Depending on the plant material and the extraction conditions, CO2 extracts contain the same components as fixed plant oils (carrier oils), conventional extracts or volatile oils (essential oils).
It sounds really confusing, doesn’t it?
To add to the confusion, no matter what the components of a CO2 extract are, they are all called “extract”. It means: cinnamon CO2” extract (similar to cinnamon essential oil) and raspberry CO2 extract (similar to raspberry fixed oil pressed from the seeds) and calendula CO2 extract (comparable to calendula infusion in a carrier oil) all have the INCI name of “extract”. This complicates things further for the novice formulator trying to decipher the make-up of their ingredients.
Comparing CO2 Extracts with Conventional Extracts
For greater clarity, let’s compare some CO2 extracts with their counterpart conventional extracts.
Cardamon Essential Oil vs. CO2 Extract
|Cardamon EO||Cardamon CO2 extract|
|INCI name||Elettaria cardamomum seed oil||Elettaria cardamomum fruit extract|
Evening Primrose Pressed Oil vs.

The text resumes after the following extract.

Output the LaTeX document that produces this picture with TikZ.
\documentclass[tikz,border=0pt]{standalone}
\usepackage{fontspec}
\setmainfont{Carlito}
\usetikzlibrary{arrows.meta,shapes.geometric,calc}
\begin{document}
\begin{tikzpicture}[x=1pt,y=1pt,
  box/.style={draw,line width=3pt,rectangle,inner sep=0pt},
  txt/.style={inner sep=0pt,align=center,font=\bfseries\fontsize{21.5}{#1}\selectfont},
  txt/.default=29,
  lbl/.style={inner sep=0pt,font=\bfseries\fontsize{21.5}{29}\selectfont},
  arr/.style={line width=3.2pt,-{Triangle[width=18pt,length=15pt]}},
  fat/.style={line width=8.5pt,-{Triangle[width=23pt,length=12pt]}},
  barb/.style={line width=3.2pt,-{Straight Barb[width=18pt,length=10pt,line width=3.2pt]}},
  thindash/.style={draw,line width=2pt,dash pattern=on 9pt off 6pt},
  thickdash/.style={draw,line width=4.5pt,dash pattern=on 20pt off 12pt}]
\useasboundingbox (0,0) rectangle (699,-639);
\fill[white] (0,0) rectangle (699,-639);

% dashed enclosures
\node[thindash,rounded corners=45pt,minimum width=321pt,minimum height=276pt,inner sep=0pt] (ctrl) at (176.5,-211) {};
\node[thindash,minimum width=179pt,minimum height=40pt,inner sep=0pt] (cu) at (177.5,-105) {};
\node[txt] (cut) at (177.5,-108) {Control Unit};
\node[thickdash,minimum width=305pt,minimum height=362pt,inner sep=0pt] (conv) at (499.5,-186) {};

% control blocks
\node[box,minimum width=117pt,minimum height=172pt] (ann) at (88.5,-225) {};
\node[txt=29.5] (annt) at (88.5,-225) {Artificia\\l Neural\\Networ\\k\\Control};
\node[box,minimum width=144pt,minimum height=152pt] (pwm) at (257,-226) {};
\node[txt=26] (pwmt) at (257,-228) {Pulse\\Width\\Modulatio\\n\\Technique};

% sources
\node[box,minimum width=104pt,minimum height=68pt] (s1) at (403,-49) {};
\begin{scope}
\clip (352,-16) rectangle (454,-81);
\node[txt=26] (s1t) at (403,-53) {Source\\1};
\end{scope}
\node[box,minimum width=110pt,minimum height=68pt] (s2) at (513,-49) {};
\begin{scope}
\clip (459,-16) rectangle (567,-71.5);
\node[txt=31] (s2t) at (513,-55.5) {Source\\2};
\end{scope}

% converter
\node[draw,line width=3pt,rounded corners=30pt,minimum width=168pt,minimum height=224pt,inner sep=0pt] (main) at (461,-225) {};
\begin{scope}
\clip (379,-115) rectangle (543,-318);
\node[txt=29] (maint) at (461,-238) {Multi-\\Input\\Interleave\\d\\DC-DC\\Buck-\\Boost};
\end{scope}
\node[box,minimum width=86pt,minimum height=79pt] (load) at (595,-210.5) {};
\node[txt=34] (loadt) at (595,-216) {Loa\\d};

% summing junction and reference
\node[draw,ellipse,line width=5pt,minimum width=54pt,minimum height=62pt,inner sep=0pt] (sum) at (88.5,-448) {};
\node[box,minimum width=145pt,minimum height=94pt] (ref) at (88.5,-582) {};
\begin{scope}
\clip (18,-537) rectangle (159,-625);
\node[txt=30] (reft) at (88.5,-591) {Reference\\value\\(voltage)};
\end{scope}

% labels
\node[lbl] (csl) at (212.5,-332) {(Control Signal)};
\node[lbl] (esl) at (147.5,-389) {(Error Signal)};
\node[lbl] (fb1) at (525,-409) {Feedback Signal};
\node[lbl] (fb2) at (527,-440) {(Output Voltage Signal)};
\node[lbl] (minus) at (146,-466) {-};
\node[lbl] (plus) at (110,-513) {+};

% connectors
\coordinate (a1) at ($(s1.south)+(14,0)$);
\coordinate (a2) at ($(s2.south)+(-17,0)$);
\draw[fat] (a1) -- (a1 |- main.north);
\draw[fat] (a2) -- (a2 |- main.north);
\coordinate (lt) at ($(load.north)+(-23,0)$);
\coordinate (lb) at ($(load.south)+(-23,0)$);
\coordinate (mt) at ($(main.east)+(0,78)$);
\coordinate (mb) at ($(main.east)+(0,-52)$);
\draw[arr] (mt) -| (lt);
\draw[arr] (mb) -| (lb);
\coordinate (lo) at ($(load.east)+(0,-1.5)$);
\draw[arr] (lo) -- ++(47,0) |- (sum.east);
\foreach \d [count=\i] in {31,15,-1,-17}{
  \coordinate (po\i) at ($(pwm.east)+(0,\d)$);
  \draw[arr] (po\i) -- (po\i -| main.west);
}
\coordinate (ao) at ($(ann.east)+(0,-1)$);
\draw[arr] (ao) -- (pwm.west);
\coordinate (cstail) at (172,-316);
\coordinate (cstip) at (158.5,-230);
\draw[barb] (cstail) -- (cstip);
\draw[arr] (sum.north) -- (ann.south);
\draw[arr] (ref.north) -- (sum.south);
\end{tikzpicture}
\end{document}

CO2 Extract
|Evening primrose pressed oil||Evening primrose CO2 extract|
|INCI name||Oenothera biennis oil||Oenothera biennis seed extract|
|Density (20 oC) g/cm3||0.925||0.910-0.940|
|Refractive index (20 oC)||1.4759||1.4760-1.4810|
|Sap. Value mg KOH/g||193||193|
|Fatty acid composition|
|Palmitic acid (C16:0)||6.3%||6.1%|
|Stearic acid (C18:0)||2.2%||1.9%|
|Oleic acid (C18:1)||7.2%||7.1%|
|Linoleic acid (C18:2)||73.3%||74.5%|
|Gamma Linolenic acid (C18:3)||8.9%||9.7%|
|Palmitoleic acid (C16:1)||Trace||Trace|
|Vaccenic acid (C18:1)||Trace||Trace|
|Alpha-linolenic acid (C18:3)||Trace||Trace|
|Tocopherols||770 ppm||300 ppm|
Note: Since CO2 can extract volatile material, CO2 extracts can contain the same allergens in essential oils. These should be declared on the labels of your products if their concentration exceeds a certain limit. When purchasing CO2 extracts, ask your supplier for the analysis or the list of allergens.
As you can see, CO2 extracts’ components are very similar to those of their counterpart fixed or essential oils. One of the few exceptions is chamomile in which the colour of the CO2 extract is somewhat greenish compared to the beautiful blue essential oil which we know is produced during distillation and by conversion of matricin to chamazulene.

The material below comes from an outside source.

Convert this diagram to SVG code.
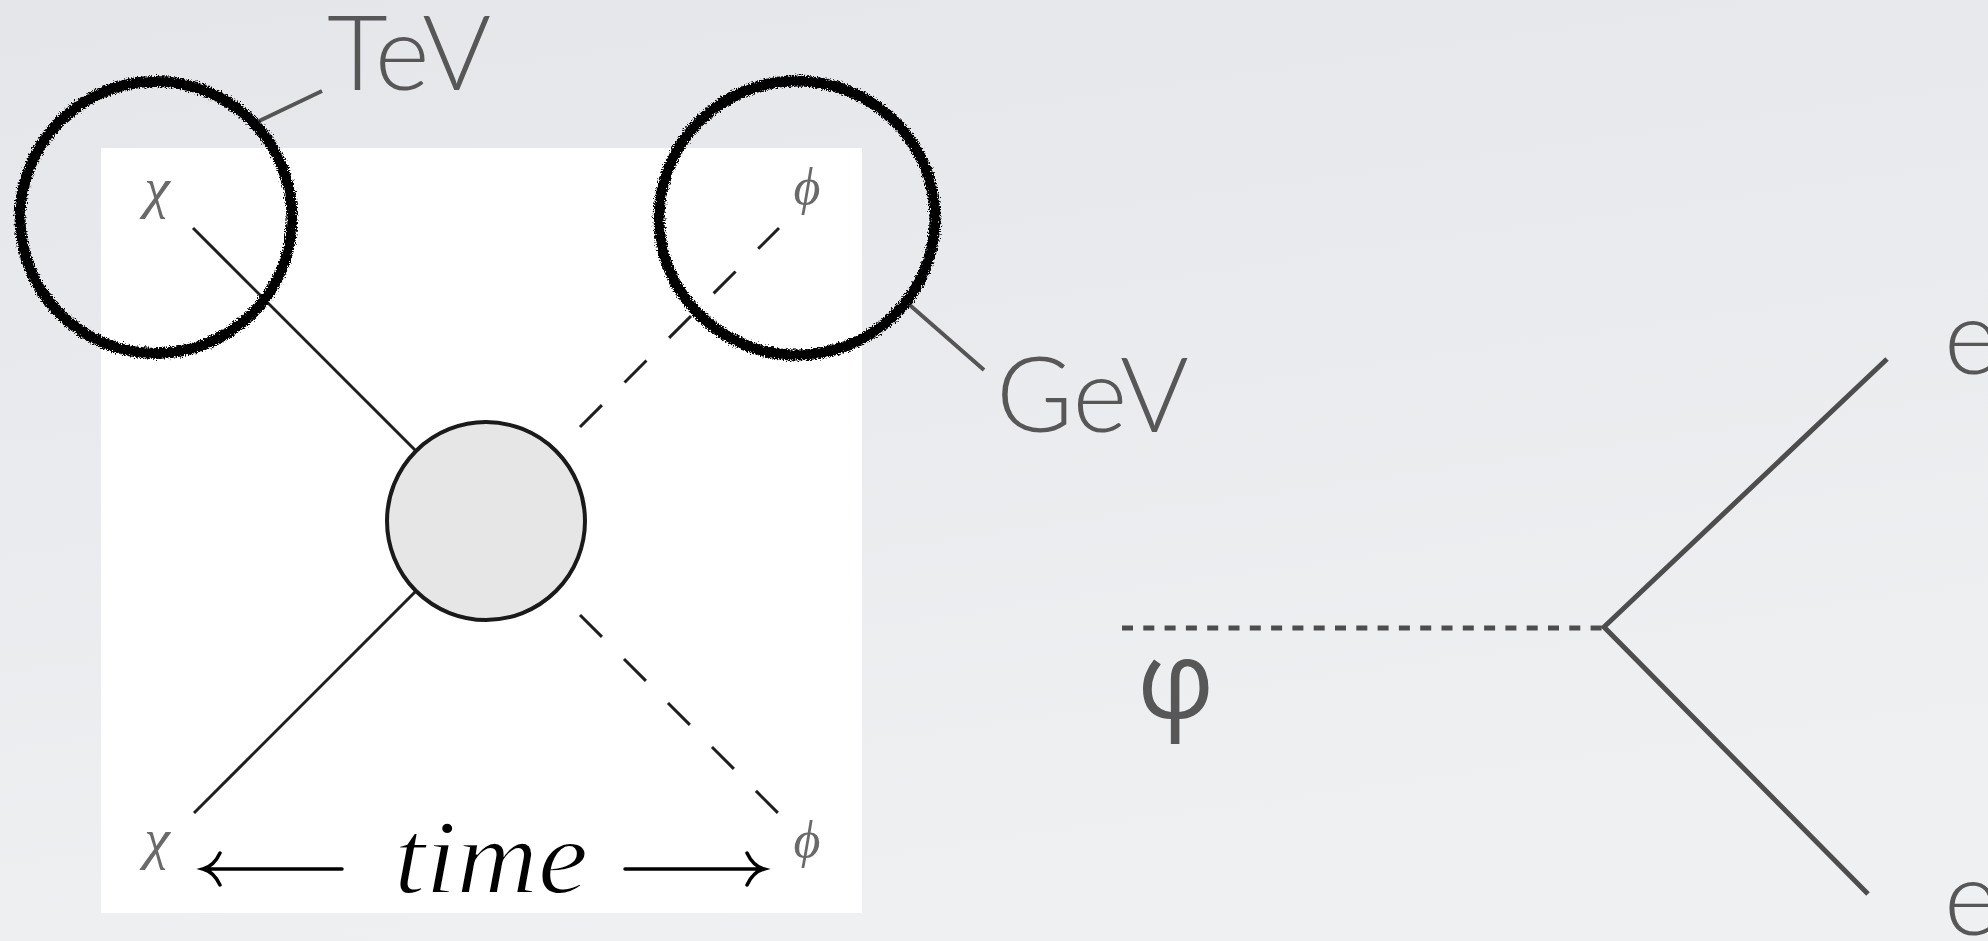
<svg xmlns="http://www.w3.org/2000/svg" width="1988" height="941" viewBox="0 0 1988 941">
  <defs>
    <linearGradient id="bg" x1="0" y1="0" x2="0.3" y2="1">
      <stop offset="0" stop-color="#e4e6e9"/>
      <stop offset="1" stop-color="#eff0f2"/>
    </linearGradient>
    <filter id="rough" x="-10%" y="-10%" width="120%" height="120%">
      <feTurbulence type="fractalNoise" baseFrequency="0.7" numOctaves="3" seed="3" result="n"/>
      <feDisplacementMap in="SourceGraphic" in2="n" scale="7" xChannelSelector="R" yChannelSelector="G"/>
    </filter>
    <filter id="soft" x="-20%" y="-20%" width="140%" height="140%">
      <feGaussianBlur stdDeviation="0.7"/>
    </filter>
  </defs>
  <style>
    .label { font-family: "Lato", "Open Sans", "Liberation Sans", sans-serif; font-weight: 300; fill: #575757; }
    .greek { font-family: "Liberation Serif", "DejaVu Serif", serif; font-style: italic; font-weight: 400; fill: #6a6a6a; }
    .time { font-family: "Liberation Serif", "DejaVu Serif", serif; font-style: italic; font-weight: 400; fill: #000000; stroke: #ffffff; stroke-width: 1.8; }
    .feyn { stroke: #1e1e1e; stroke-width: 3; fill: none; }
    .dash { stroke: #1e1e1e; stroke-width: 3; fill: none; }
    .lead { stroke: #555555; stroke-width: 4; fill: none; }
    .right { stroke: #4d4d4d; stroke-width: 5; fill: none; }
    .arrow { stroke: #000000; stroke-width: 3.5; fill: none; stroke-linecap: round; }
    .ring { stroke: #000000; stroke-width: 11; fill: none; }
  </style>

  <rect width="1988" height="941" fill="url(#bg)"/>

  <g id="panel">
    <rect x="101" y="148" width="761" height="765" fill="#ffffff"/>
  </g>

  <g id="connectors">
    <line class="feyn" x1="193" y1="228" x2="416" y2="451"/>
    <line class="feyn" x1="194" y1="813" x2="416" y2="591"/>
    <line class="dash" x1="580" y1="427" x2="779" y2="228" stroke-dasharray="31 32"/>
    <line class="dash" x1="580" y1="615" x2="778" y2="813" stroke-dasharray="31 31.2"/>
    <line class="lead" x1="257" y1="122" x2="322" y2="91"/>
    <line class="lead" x1="904" y1="300" x2="984" y2="370"/>
    <line class="right" x1="1122" y1="628" x2="1602" y2="628" stroke-dasharray="11 10.3"/>
    <polyline class="right" points="1887,359 1604,627 1868,894"/>
  </g>

  <g id="blob">
    <circle cx="486" cy="521" r="99" fill="#e6e6e6" stroke="#1a1a1a" stroke-width="4"/>
  </g>

  <g id="chi-top">
    <text class="greek" x="157" y="207" font-size="58" text-anchor="middle" filter="url(#soft)">χ</text>
  </g>
  <g id="phi-top">
    <text class="greek" x="807" y="204" font-size="52" text-anchor="middle" filter="url(#soft)">ϕ</text>
  </g>
  <g id="chi-bottom">
    <text class="greek" x="157" y="858" font-size="58" text-anchor="middle" filter="url(#soft)">χ</text>
  </g>
  <g id="phi-bottom">
    <text class="greek" x="807" y="857" font-size="52" text-anchor="middle" filter="url(#soft)">ϕ</text>
  </g>

  <g id="time-axis">
    <path class="arrow" d="M342 869 L205 869 M220 853 Q214 866 203 869 Q214 872 220 885"/>
    <text class="time" x="394" y="893" font-size="106" textLength="194" lengthAdjust="spacingAndGlyphs">time</text>
    <path class="arrow" d="M625 869 L762 869 M747 853 Q753 866 764 869 Q753 872 747 885"/>
  </g>

  <g id="ring-tev">
    <circle class="ring" cx="156" cy="217.5" r="136" filter="url(#rough)"/>
  </g>
  <g id="ring-gev">
    <ellipse class="ring" cx="797" cy="218" rx="138" ry="137" filter="url(#rough)"/>
  </g>

  <g id="label-tev">
    <text class="label" x="327" y="90" font-size="105">TeV</text>
  </g>
  <g id="label-gev">
    <text class="label" x="996" y="432" font-size="105">GeV</text>
  </g>

  <g id="label-phi">
    <text x="1137" y="718" font-family="'Open Sans', 'Noto Sans', sans-serif" font-size="108" fill="#575757">φ</text>
  </g>
  <g id="label-e-top">
    <text class="label" x="1944" y="374" font-size="105">e</text>
  </g>
  <g id="label-e-bottom">
    <text class="label" x="1944" y="935" font-size="105">e</text>
  </g>
</svg>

There is, however, a remarkable difference between CO2 extracts and macerated oils and that should be no surprise.
In macerated oils, the plant material is submerged under a neutral carrier oil (read our previous blog post on the 8 Best Oils for Botanical Oil Infusions) and is left, with periodic agitation, for a few hours to a few weeks before being filtered.
Sometimes a gentle heat is applied to increase the extraction yield but usually maceration is carried under 40 degrees. It is obvious that the potency and the concentration of active components is much higher in a CO2 extract compared to a macerated oil.
Look at the main component of arnica CO2 extract compared to an arnica maceration in sunflower oil.
Arnica Maceration in Sunflower Oil vs. CO2 Extract
|Arnica macerated oil in sunflower oil||Arnica CO2 extract
|INCI||Helianthus Annus Seed Oil, Arnica Montana Flower||Arnica montana flower extract|
CO2 extracts contain the same lipophilic components as carrier oils, extracts or essential oils Click To Tweet
CO2 Extracts: Summary and Conclusions
CO2 extracts can vary – depending on the plant material and extraction conditions – between macerated extracts, pressed oils or essential oils. Their high price is compensated for by the high quality, longer shelf life and lower application dosage compared with conventional oils, extracts or essential oils.
They all have the definition “extract” in their INCI names and unless you receive information from your supplier about the constituents, it is hard to guess what is hidden inside the “extract”. Extracts containing volatile material may contain fragrance allergens just as essential oils do.
All in all, CO2 extracts are a great addition to any formulator’s stash.